Antonio (15) and Maria (16) are brother and sister. They live in Salem, Oregon, but are originally from a small village in Michoacan, Mexico known as Los Reyes (The Kings).
Interestingly I found out we have a lot in common. Los Reyes is about a half hour from where I come from and like me, they
immigrated to Oregon at a very young age. They live in northeast Salem where I grew up and both our parents are farmworkers. They also pick berries every summer as I did at their age and finally, they go to McKay High, the school I graduated from.
Like me at that age, they have dreams of going to college. Maria wants to be the first in her family to go to college and would
like to be an artist. Antonio, who won a writing contest in middle school, wants to be a writer.
Today on our drive to Woodburn we talked about their experience painting the mural. Maria said that initially she thought it would be boring and that she was just “tagging along with a group of volunteers.” Antonio chuckled and said, “I came because my sister made me.” But things changed quickly, after dragging themselves to come the first time with a group of volunteers, Maria and Antonio couldn’t wait to come again. “I really like coming here because I like you guys,” said Antonio. “What we are doing is empowering.”

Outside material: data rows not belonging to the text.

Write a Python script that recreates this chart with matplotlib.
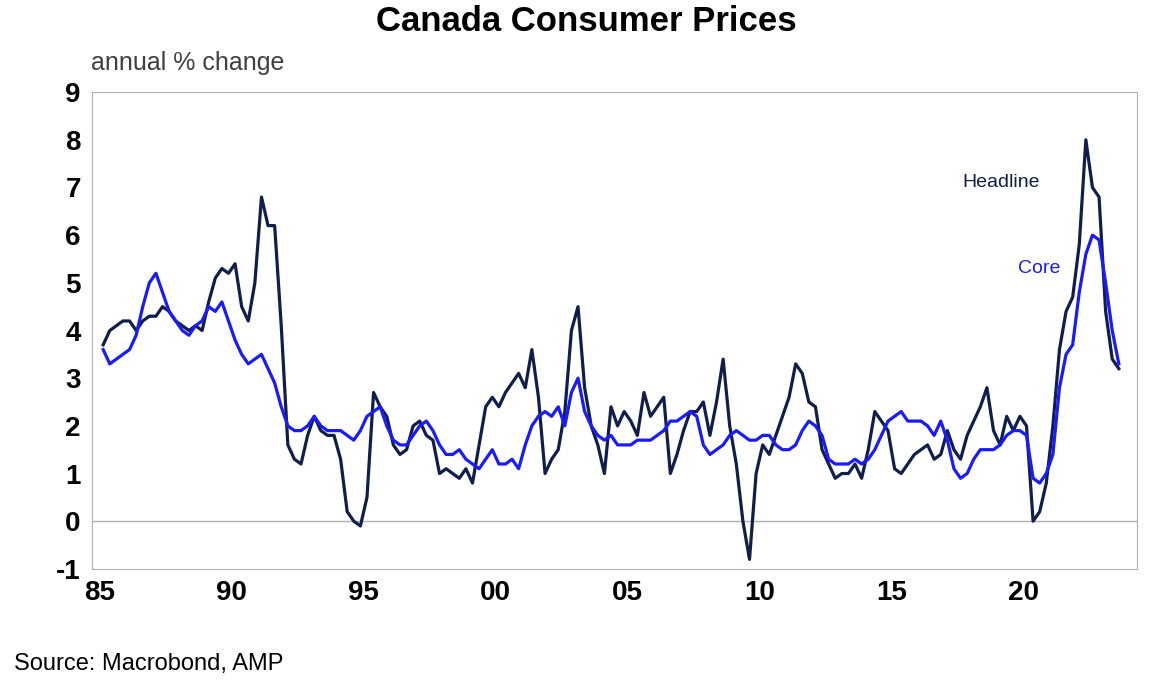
import numpy as np
import matplotlib.pyplot as plt

plt.rcParams['font.family'] = ['Liberation Sans', 'DejaVu Sans']

# quarterly readings, 1985Q1 onward (annual % change)
headline = [
    3.7, 4.0, 4.1, 4.2, 4.2, 4.0, 4.2, 4.3, 4.3, 4.5, 4.4, 4.2, 4.1, 4.0, 4.1, 4.0,
    4.6, 5.1, 5.3, 5.2, 5.4, 4.5, 4.2, 5.0, 6.8, 6.2, 6.2, 4.1, 1.6, 1.3, 1.2, 1.8,
    2.2, 1.9, 1.8, 1.8, 1.3, 0.2, 0.0, -0.1, 0.5, 2.7, 2.4, 2.2, 1.6, 1.4, 1.5, 2.0,
    2.1, 1.8, 1.7, 1.0, 1.1, 1.0, 0.9, 1.1, 0.8, 1.6, 2.4, 2.6, 2.4, 2.7, 2.9, 3.1,
    2.8, 3.6, 2.6, 1.0, 1.3, 1.5, 2.3, 4.0, 4.5, 2.8, 2.0, 1.6, 1.0, 2.4, 2.0, 2.3,
    2.1, 1.8, 2.7, 2.2, 2.4, 2.6, 1.0, 1.4, 1.9, 2.3, 2.3, 2.5, 1.8, 2.5, 3.4, 2.0,
    1.2, 0.0, -0.8, 1.0, 1.6, 1.4, 1.8, 2.2, 2.6, 3.3, 3.1, 2.5, 2.4, 1.5, 1.2, 0.9,
    1.0, 1.0, 1.2, 0.9, 1.5, 2.3, 2.1, 1.9, 1.1, 1.0, 1.2, 1.4, 1.5, 1.6, 1.3, 1.4,
    1.9, 1.5, 1.3, 1.8, 2.1, 2.4, 2.8, 1.9, 1.6, 2.2, 1.9, 2.2, 2.0, 0.0, 0.2, 0.8,
    2.0, 3.6, 4.4, 4.7, 5.8, 8.0, 7.0, 6.8, 4.4, 3.4, 3.2,
]
core = [
    3.6, 3.3, 3.4, 3.5, 3.6, 3.9, 4.5, 5.0, 5.2, 4.8, 4.4, 4.2, 4.0, 3.9, 4.1, 4.2,
    4.5, 4.4, 4.6, 4.2, 3.8, 3.5, 3.3, 3.4, 3.5, 3.2, 2.9, 2.4, 2.0, 1.9, 1.9, 2.0,
    2.2, 2.0, 1.9, 1.9, 1.9, 1.8, 1.7, 1.9, 2.2, 2.3, 2.4, 2.0, 1.7, 1.6, 1.6, 1.8,
    2.0, 2.1, 1.9, 1.6, 1.4, 1.4, 1.5, 1.3, 1.2, 1.1, 1.3, 1.5, 1.2, 1.2, 1.3, 1.1,
    1.6, 2.0, 2.2, 2.3, 2.2, 2.4, 2.0, 2.7, 3.0, 2.3, 2.0, 1.8, 1.7, 1.8, 1.6, 1.6,
    1.6, 1.7, 1.7, 1.7, 1.8, 1.9, 2.1, 2.1, 2.2, 2.3, 2.2, 1.6, 1.4, 1.5, 1.6, 1.8,
    1.9, 1.8, 1.7, 1.7, 1.8, 1.8, 1.6, 1.5, 1.5, 1.6, 1.9, 2.1, 2.0, 1.8, 1.3, 1.2,
    1.2, 1.2, 1.3, 1.2, 1.3, 1.5, 1.8, 2.1, 2.2, 2.3, 2.1, 2.1, 2.1, 2.0, 1.8, 2.1,
    1.7, 1.1, 0.9, 1.0, 1.3, 1.5, 1.5, 1.5, 1.6, 1.8, 1.9, 1.9, 1.8, 0.9, 0.8, 1.0,
    1.4, 2.8, 3.5, 3.7, 4.8, 5.6, 6.0, 5.9, 5.0, 4.0, 3.3,
]
tick_years = [1985, 1990, 1995, 2000, 2005, 2010, 2015, 2020]
tick_labels = ["85", "90", "95", "00", "05", "10", "15", "20"]

t_head = 1985 + np.arange(len(headline)) / 4 + 0.125
t_core = 1985 + np.arange(len(core)) / 4 + 0.125

fig = plt.figure(figsize=(11.73, 6.98), dpi=100)
ax = fig.add_axes([0.0784, 0.185, 0.8906, 0.683])

ax.axhline(0, color="#b0b0b0", linewidth=1)
ax.plot(t_head, headline, color="#0f1e4a", linewidth=2.3)
ax.plot(t_core, core, color="#1a1aff", linewidth=2.3)

ax.set_xlim(1984.7, 2024.3)
ax.set_ylim(-1, 9)
ax.set_yticks(range(-1, 10))
ax.set_yticklabels([str(v) for v in range(-1, 10)])
ax.set_xticks(tick_years)
ax.set_xticklabels(tick_labels)
ax.tick_params(labelsize=20, length=0, pad=8)
for lab in ax.get_xticklabels() + ax.get_yticklabels():
    lab.set_fontweight("bold")
for s in ax.spines.values():
    s.set_color("#b0b0b0")

ax.text(2017.7, 7.0, "Headline", color="#0f1e4a", fontsize=14)
ax.text(2019.8, 5.2, "Core", color="#1a1aff", fontsize=14)

fig.text(0.5, 0.955, "Canada Consumer Prices", ha="center", fontsize=25,
         fontweight="bold")
fig.text(0.078, 0.9, "annual % change", fontsize=18, color="#404040")
fig.text(0.012, 0.04, "Source: Macrobond, AMP", fontsize=17)

fig.savefig("out.png", dpi=100)
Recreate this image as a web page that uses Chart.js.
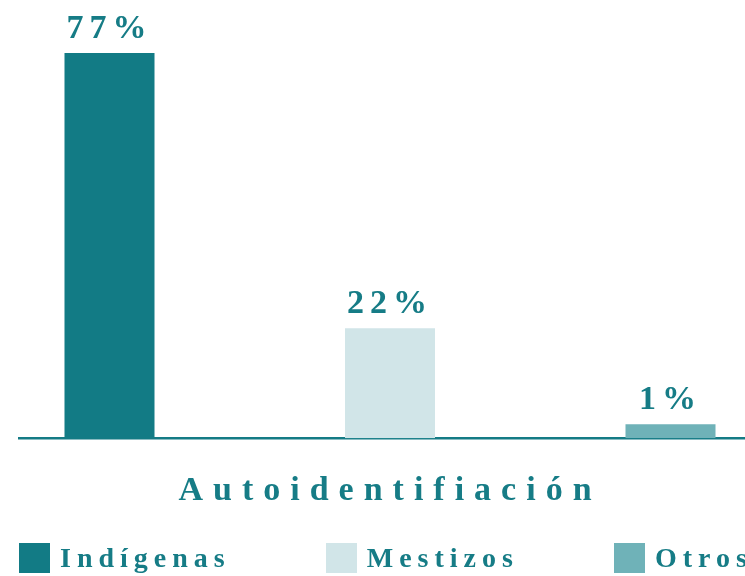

“And what about working with Juanishi or sensai as you call him? What’s that been like?” This was my last question to them.
“Juanishi is a lot of fun. He has a lot of great stories. He’s like another young person, but he has the authority and respect from everyone,”—commented Maria.
“Juanishi is the only older person we have a relationship with. We have one living grandparent but he is back in Mexico and we never got the chance to get to know him,”—said Antonio.
Now we are just a couple of weeks away from finishing the painting of the mural. Who would have thought that the most valuable thing we were going to create was not just a mural, but true relationships. Thanks for the ride Maria and Antonio.